I remember at that age (and I was pregnant with twins) it was very important to earmark a special time when I could rest, so I made my 14 month old's nap central to that. I always put him to bed for two hours after lunch. It made such a difference. The other thing that helped was arranging for people to come around on visits, or visiting them, just generally getting out and about to people's houses, as he loved new but familiar places ifysim. At home all the time he got very bored. Even just going to the park for the change of scene, was v important. I think they are just realising they are separate beings from their mums, but rely still on you for so much, which makes life frustrating for them I should imagine.
My son loved books at that age, being out and about, routines, water play, music, singing. He wasn't at all good at entertaining himself, or placid, and got very cross when I put him down to sleep, but he needed his sleep (and then he slept well) I remembering him punching me in the nose once when I carried him up the stairs heavily pregnant, it is certainly not an unusual phenomonen when children can't express themselves in words to use physical means, or tantrums and screams.

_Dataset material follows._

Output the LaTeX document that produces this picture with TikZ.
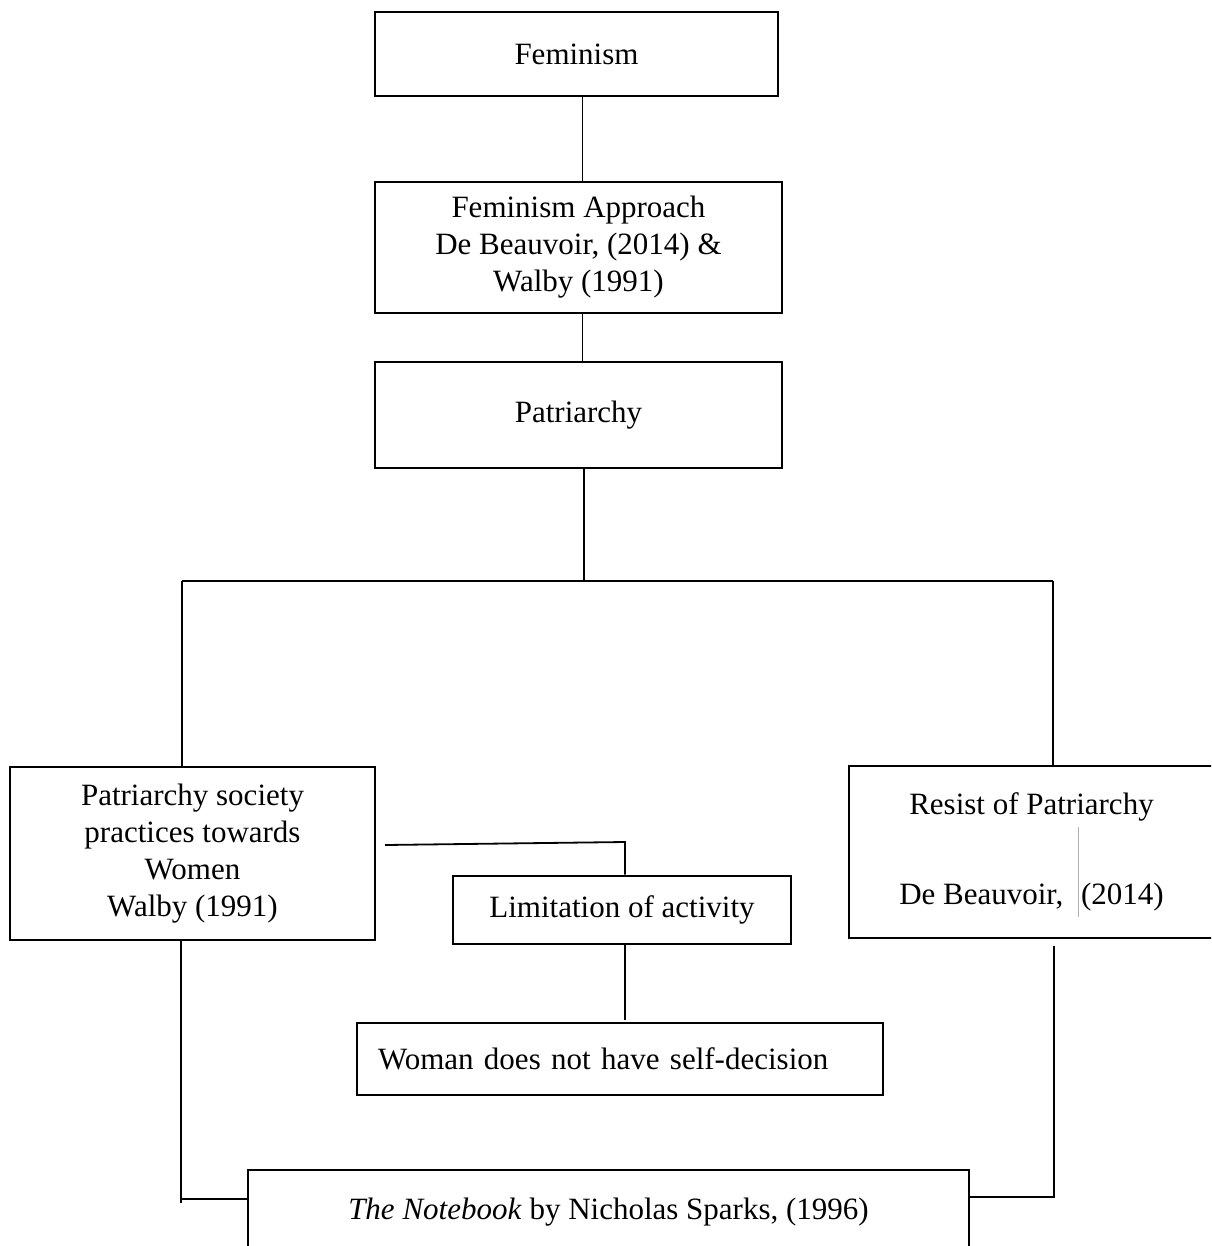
\documentclass[tikz,border=0pt]{standalone}
\usepackage{fontspec}
\setmainfont{Liberation Serif}
\usepackage{tikz}
\usetikzlibrary{positioning}

\begin{document}
\begin{tikzpicture}[
	x=1pt, y=-1pt,
	textbox/.style={draw, line width=2.8pt, inner sep=0, align=center, font=\fontsize{31}{37}\selectfont},
	conn/.style={line width=1.8pt}
]
\useasboundingbox (0,0) rectangle (1211,1246);
\clip (0,0) rectangle (1211,1246);

\node[textbox, minimum width=403, minimum height=84] (fem) at (576.5,54) {Feminism};
\node[textbox, minimum width=407, minimum height=131] (appr) at (578.5,247.5) {Feminism Approach\\De Beauvoir, (2014) \&\\Walby (1991)};
\node[textbox, minimum width=407, minimum height=106] (patr) at (578.5,415) {Patriarchy};
\node[textbox, minimum width=365, minimum height=173] (pso) at (192.5,853.5) {Patriarchy society\\practices towards\\Women\\Walby (1991)};
\node[textbox, minimum width=338, minimum height=68] (lim) at (622,910) {Limitation of activity};
\node[textbox, minimum width=365, minimum height=172] (res) at (1031.5,852) {Resist of Patriarchy\\[53pt]De Beauvoir,\hspace{10pt} (2014)};
\node[textbox, minimum height=72, text width=484, inner xsep=21, align=left] (wom) at (620,1059) {Woman does not have self-decision};
\node[textbox, minimum width=721, minimum height=84] (book) at (608.5,1212) {\textit{The Notebook} by Nicholas Sparks, (1996)};

% stray mark inside the right box
\draw[gray!60, line width=0.8pt] (1078,827) -- (1078,917);

% top chain
\draw[conn] ([xshift=4pt]appr.north |- fem.south) -- ([xshift=4pt]appr.north);
\draw[conn] ([xshift=4pt]appr.south) -- ([xshift=4pt]patr.north);

% fork
\coordinate (fork) at (584,581);
\coordinate (lbr) at (182,581);
\coordinate (rbr) at (1053,581);
\draw[conn] (fork |- patr.south) -- (fork);
\draw[conn] (lbr) -- (rbr);
\draw[conn] (lbr) -- (lbr |- pso.north);
\draw[conn] (rbr) -- (rbr |- res.north);

% limitation
\coordinate (lfree) at (385,845);
\coordinate (lk) at (625,842);
\coordinate (wend) at (625,1020);
\draw[conn] (lfree) -- (lk) -- (lk |- lim.north);
\draw[conn] (lk |- lim.south) -- (wend);

% to the novel
\coordinate (lb) at (181,1199);
\coordinate (rb) at (1054,1197);
\draw[conn] (lb |- pso.south) -- ([yshift=-4pt]lb);
\draw[conn] (lb) -- (lb -| book.west);
\draw[conn, shorten <=7pt] (rb |- res.south) -- (rb) -- (rb -| book.east);
\end{tikzpicture}
\end{document}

Also they eat far less, and far more fussily, that is normal when younger, you only have to look on Mumsnet to see proof of it. If she only eats cheerios for breakfast, why not just leave her to it, and eat something else interesting yourself...you might find she wants to try what is on your plate. Kids love interacting at meals, and sometimes interacting negatively gets them the attention they crave, so try not to get involved in any mealtime battles, it is soo counterproductive. You literally cannot make a toddler eat something they don't want to eat, and they may well become phobic if you make a fuss.
It is a such a special time, but it can feel like a slog when you are pregnant
but you will look back and realise it was a special time never to be repeated just you two together, enjoy it!